Seems like the kind of thing academia is pretty good at sorting out itself. Funding and publication is a competitive process.

Good scholarship will get published in more reputable journals and lead to more funding or career advancement or prestige while dubious scholarship may get published in pay-to-play publications of poor reputation and lead to a career dead end.
 
Seems like the kind of thing academia is pretty good at sorting out itself. Funding and publication is a competitive process.

Good scholarship will get published in more reputable journals and lead to more funding or career advancement or prestige while dubious scholarship may get published in pay-to-play publications of poor reputation and lead to a career dead end.

Professorship at a university for the study and practice of magical thinking seems like a career dead end to me. And modern history is clear that there is a large demographic of people who are happy to pay mediocre schools for useless degrees. Academia pretty good at sorting itself out, but not everything sorts to the top.
 
That's because you haven't thought it through. Imagine being the professor who has to listen to a student talk about their D&D character for two hours, because it's their master's thesis.

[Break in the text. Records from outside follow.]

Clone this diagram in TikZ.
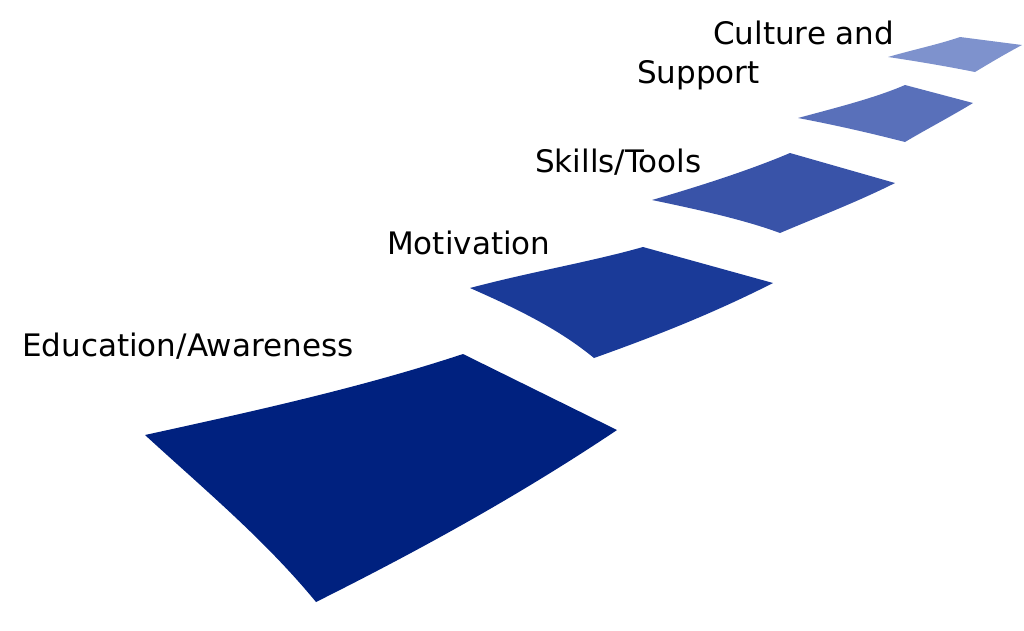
\documentclass[tikz,border=0pt]{standalone}
\usepackage{fontspec}
\setmainfont{DejaVu Sans}
\begin{document}
\begin{tikzpicture}[x=1pt,y=-1pt,
  lbl/.style={anchor=west,font=\fontsize{31}{36}\selectfont,inner sep=0pt}]
\useasboundingbox (0,0) rectangle (1024,630);
\definecolor{c1}{HTML}{00217F}
\definecolor{c2}{HTML}{1A3A98}
\definecolor{c3}{HTML}{3953A8}
\definecolor{c4}{HTML}{5970BA}
\definecolor{c5}{HTML}{7E92CD}
\fill[c1] (145,435) .. controls (250,412) and (360,388) .. (463,354) -- (617,430)
  .. controls (520,495) and (420,550) .. (316,602) .. controls (265,540) and (205,490) .. (145,435) -- cycle;
\fill[c2] (470,288) .. controls (530,272) and (590,262) .. (643,247) -- (773,283)
  .. controls (710,315) and (650,338) .. (594,358) .. controls (560,330) and (520,310) .. (470,288) -- cycle;
\fill[c3] (652,200) .. controls (700,186) and (750,170) .. (790,153) -- (895,183)
  .. controls (855,203) and (815,218) .. (780,233) .. controls (745,220) and (700,210) .. (652,200) -- cycle;
\fill[c4] (798,118) .. controls (835,108) and (875,98) .. (905,85) -- (973,103)
  .. controls (950,117) and (925,130) .. (905,142) .. controls (870,133) and (835,125) .. (798,118) -- cycle;
\fill[c5] (888,57) .. controls (912,50) and (940,44) .. (960,37) -- (1022,45)
  .. controls (1005,54) and (990,63) .. (975,72) .. controls (945,66) and (915,61) .. (888,57) -- cycle;
\node[lbl] (t1) at (22,346) {Education/Awareness};
\node[lbl] (t2) at (387,243) {Motivation};
\node[lbl] (t3) at (535,162) {Skills/Tools};
\node[lbl] (t4) at (713,33) {Culture and};
\node[lbl] (t5) at (637,75) {Support};
\end{tikzpicture}
\end{document}
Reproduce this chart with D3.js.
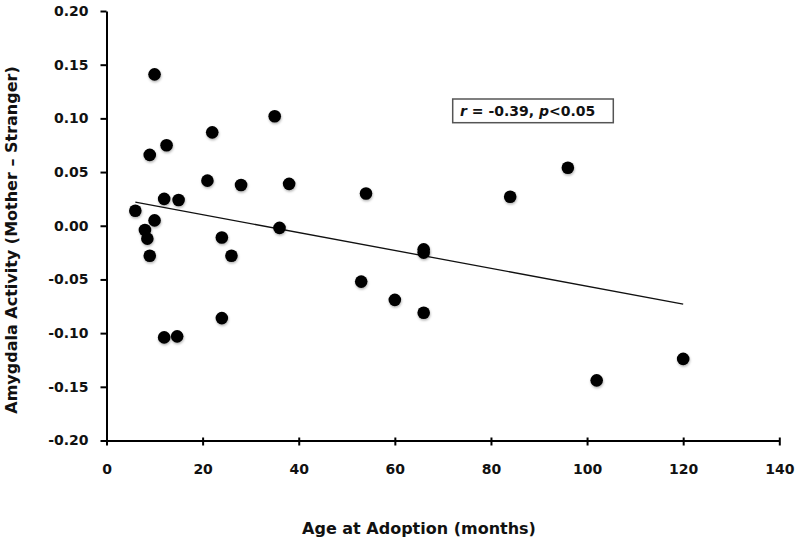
<!DOCTYPE html>
<html>
<head>
<meta charset="utf-8">
<script src="https://cdn.jsdelivr.net/npm/d3@7"></script>
<style>
  html, body { margin: 0; padding: 0; background: #fff; }
  svg { display: block; }
  text { font-family: "DejaVu Sans", sans-serif; font-weight: bold; fill: #111; }
</style>
</head>
<body>
<svg id="chart" width="800" height="542"></svg>
<script>
// Data
const ageMonths = [6, 10, 9, 12.5, 22, 35, 21, 28, 38, 54, 12, 15, 10, 8, 8.5, 9, 24, 26, 36, 53, 60, 24, 12, 14.7, 66, 120, 102, 96, 84, 66, 66];
const amygdala  = [0.014, 0.141, 0.066, 0.075, 0.087, 0.102, 0.042, 0.038, 0.039, 0.030, 0.025, 0.024, 0.005, -0.004, -0.012, -0.028, -0.011, -0.028, -0.002, -0.052, -0.069, -0.086, -0.104, -0.103, -0.081, -0.124, -0.144, 0.054, 0.027, -0.022, -0.025];
const fitX = [6, 120];
const fitY = [0.022, -0.073];
const xTicks = [0, 20, 40, 60, 80, 100, 120, 140];
const yTicks = [-0.20, -0.15, -0.10, -0.05, 0.00, 0.05, 0.10, 0.15, 0.20];
const yTickLabels = ["-0.20", "-0.15", "-0.10", "-0.05", "0.00", "0.05", "0.10", "0.15", "0.20"];
const xTitle = "Age at Adoption (months)";
const yTitle = "Amygdala Activity (Mother \u2013 Stranger)";

const svg = d3.select("#chart");
const x = d3.scaleLinear().domain([0, 140]).range([106.5, 779.3]);
const y = d3.scaleLinear().domain([-0.20, 0.20]).range([440.5, 11]);

const defs = svg.append("defs");
const f = defs.append("filter").attr("id", "sh").attr("x", "-50%").attr("y", "-50%").attr("width", "200%").attr("height", "200%");
f.append("feDropShadow").attr("dx", 0.5).attr("dy", 1.5).attr("stdDeviation", 1.2).attr("flood-color", "#000").attr("flood-opacity", 0.3);

// Y axis
const yAxis = d3.axisLeft(y).tickValues(yTicks).tickSize(6).tickSizeOuter(0).tickPadding(12)
  .tickFormat((d, i) => yTickLabels[i]);
const gy = svg.append("g").attr("transform", `translate(${x(0)},0)`).call(yAxis);
gy.select(".domain").attr("stroke", "#000").attr("stroke-width", 2);
gy.selectAll(".tick line").attr("stroke", "#000").attr("stroke-width", 2);
gy.selectAll(".tick text").attr("font-size", 14).attr("font-family", "DejaVu Sans").attr("font-weight", "bold").attr("fill", "#111");

// X axis
const xAxis = d3.axisBottom(x).tickValues(xTicks).tickSize(5).tickSizeOuter(0).tickFormat(d3.format("d"));
const gx = svg.append("g").attr("transform", `translate(0,${y(-0.20)})`).call(xAxis);
gx.select(".domain").attr("stroke", "#000").attr("stroke-width", 2);
gx.selectAll(".tick line").attr("stroke", "#000").attr("stroke-width", 2).attr("y1", -3).attr("y2", 5);
gx.selectAll(".tick text").attr("font-size", 14).attr("font-family", "DejaVu Sans").attr("font-weight", "bold")
  .attr("fill", "#111").attr("dy", null).attr("y", 33);

// Fit line
svg.append("line")
  .attr("x1", x(fitX[0])).attr("y1", y(fitY[0]))
  .attr("x2", x(fitX[1])).attr("y2", y(fitY[1]))
  .attr("stroke", "#111").attr("stroke-width", 1.3);

// Points
svg.append("g").selectAll("circle").data(ageMonths.map((a, i) => [a, amygdala[i]])).join("circle")
  .attr("cx", d => x(d[0])).attr("cy", d => y(d[1])).attr("r", 6.3)
  .attr("fill", "#000").attr("filter", "url(#sh)");

// Stats box
svg.append("rect").attr("x", 452.7).attr("y", 99).attr("width", 160.6).attr("height", 23.7)
  .attr("fill", "#fff").attr("stroke", "#555").attr("stroke-width", 1.5);
const st = svg.append("text").attr("x", 460).attr("y", 115.5).attr("font-size", 14);
st.append("tspan").attr("font-style", "italic").text("r");
st.append("tspan").text(" = -0.39, ");
st.append("tspan").attr("font-style", "italic").text("p");
st.append("tspan").text("<0.05");

// Axis titles
svg.append("text").attr("x", 419).attr("y", 534).attr("text-anchor", "middle").attr("font-size", 16).text(xTitle);
svg.append("text").attr("transform", "translate(17,240) rotate(-90)").attr("text-anchor", "middle").attr("font-size", 16).text(yTitle);
</script>
</body>
</html>
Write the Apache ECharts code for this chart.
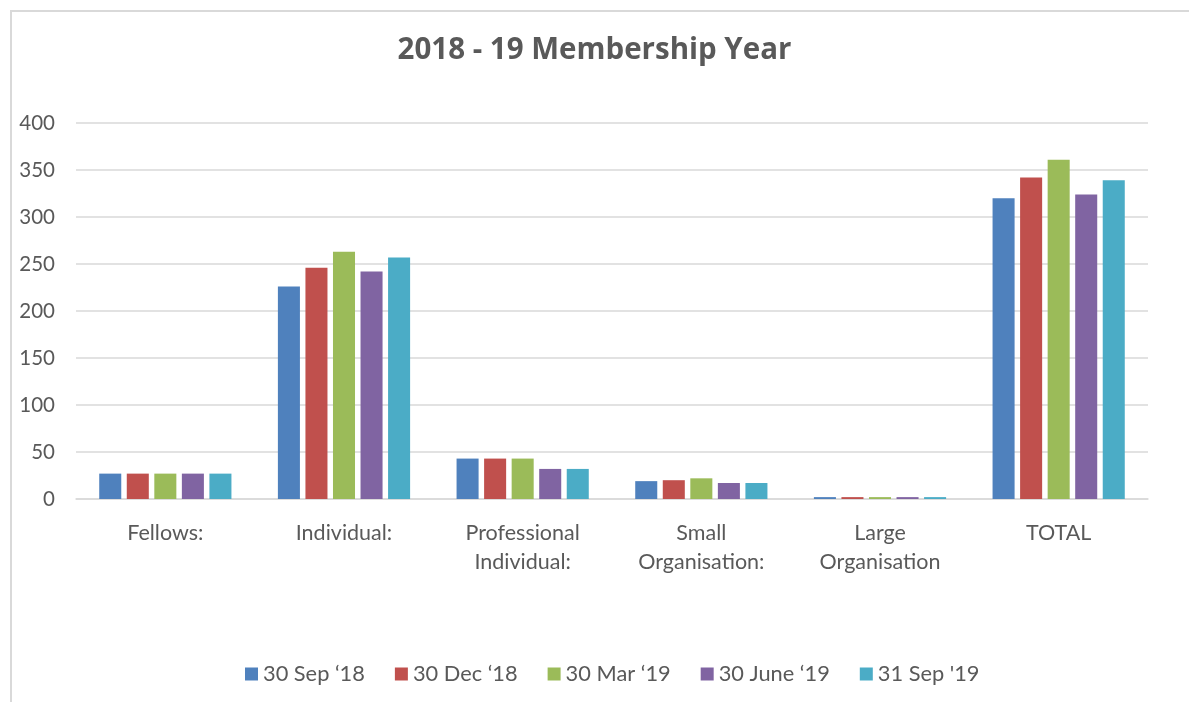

What's the salary? It doesn't sound like a pleasant job, but if the pay is sufficient it could be endured. I'd rather do that than work in retail again.
 
What's the salary? It doesn't sound like a pleasant job, but if the pay is sufficient it could be endured. I'd rather do that than work in retail again.

Generally speaking, academia jobs are in extreme demand. Adjuncts in a variety of fields, including precious STEM, are doing far worse for next to zero pay for just the slim chance of getting tenure track position.
 
Sounds like you could CLEP the degree.

Also, chiming in that this is a bull **** degree for those who want letters after their names without being in a legitimate discipline.

I'd go so far as to say it's a bull **** degree for a specific kind of student whose magical thinking practices aren't getting enough validation, even from a typical liberal arts college.
 
I'd go so far as to say it's a bull **** degree for a specific kind of student whose magical thinking practices aren't getting enough validation, even from a typical liberal arts college.

Education is a business, you make money by offering the consumer what they want. Not all schools can literally afford to be academically rigorous.
 
Education is a business, you make money by offering the consumer what they want. Not all schools can literally afford to be academically rigorous.

I have an accredited Doctorate around here somewhere in I think Metaphysics that I used to win a bet. Of course, the esteemed academic institution kind of owned the accredition mill, but that didn't change the color of the cash I won.